The survey was never made. The objection was made by the Army that if the survey was to be made, it should be made only by the Irish Army as, if it were made by anybody else, our most hidden secrets might be given away. This was the time that the U2 plane was floating over the USSR without anybody being aware of it and, for all we know, a U2 plane may have been stationary over this country. The U2 plane was the one used by the Americans for taking aerial photographs. They said that our secrets might be discovered by an alien Government, despite the fact that our ordnance survey maps have been drawn by the British Government and are on file in London. In fact, if you want some of these maps, you must apply to London for them, but at the same time there must be no aerial survey of this country.
That kind of thing goes on in Governments. If similar representations are now made to the Parliamentary Secretary, I would suggest that he look on them with an incredulous eye. I do not give a fiddle-de-dee, so long as the aerial survey of the country is made. Unless and until it is made, a great wealth of archaeological knowledge is in grave danger of being lost. I would ask the Parliamentary Secretary that he play his part in ensuring that it will be preserved.
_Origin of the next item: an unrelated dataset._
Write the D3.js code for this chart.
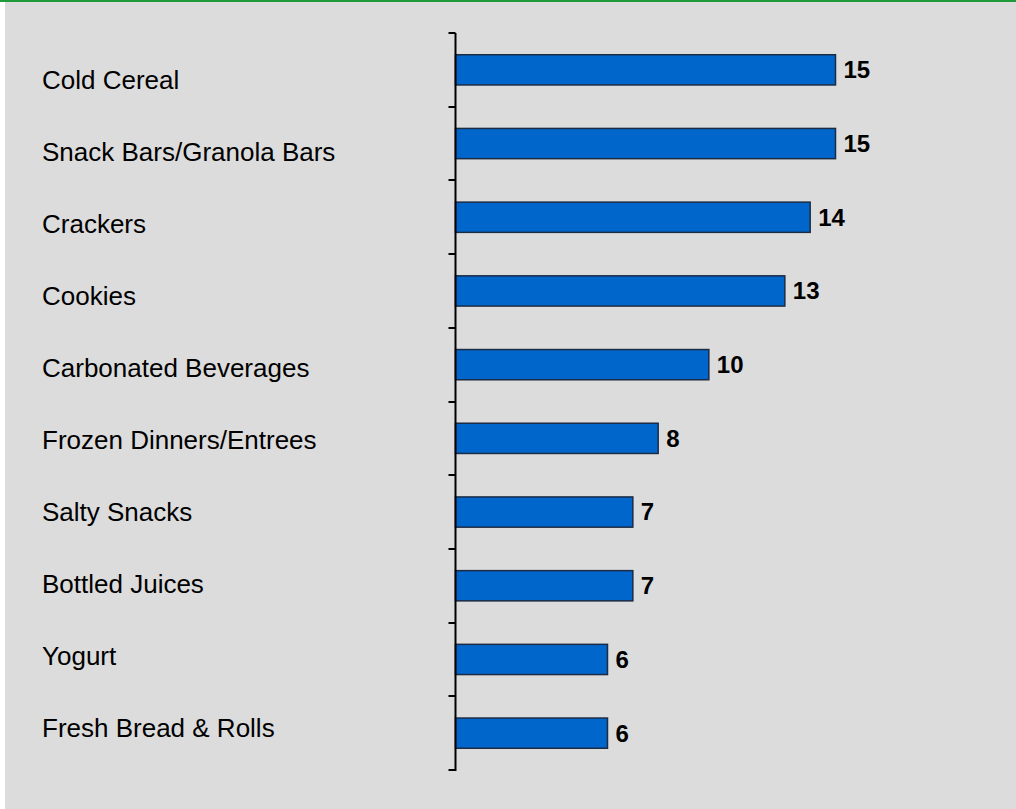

I suppose the Parliamentary Secretary is doing his job as well as he can do it. I wish him nothing but good luck. I hope he will be there for as short a time as it is humanly possible for a political appointee to be in power and I intend to do everything possible to dislodge him and his colleagues as quickly as I can but, subject to that, I hope he will do a good job. I think he is competent to do it, if he tries. I sincerely hope that he will try and that no action on his part will stir up any unnecessary opposition which will facilitate neither him nor anybody else in the transaction of public business.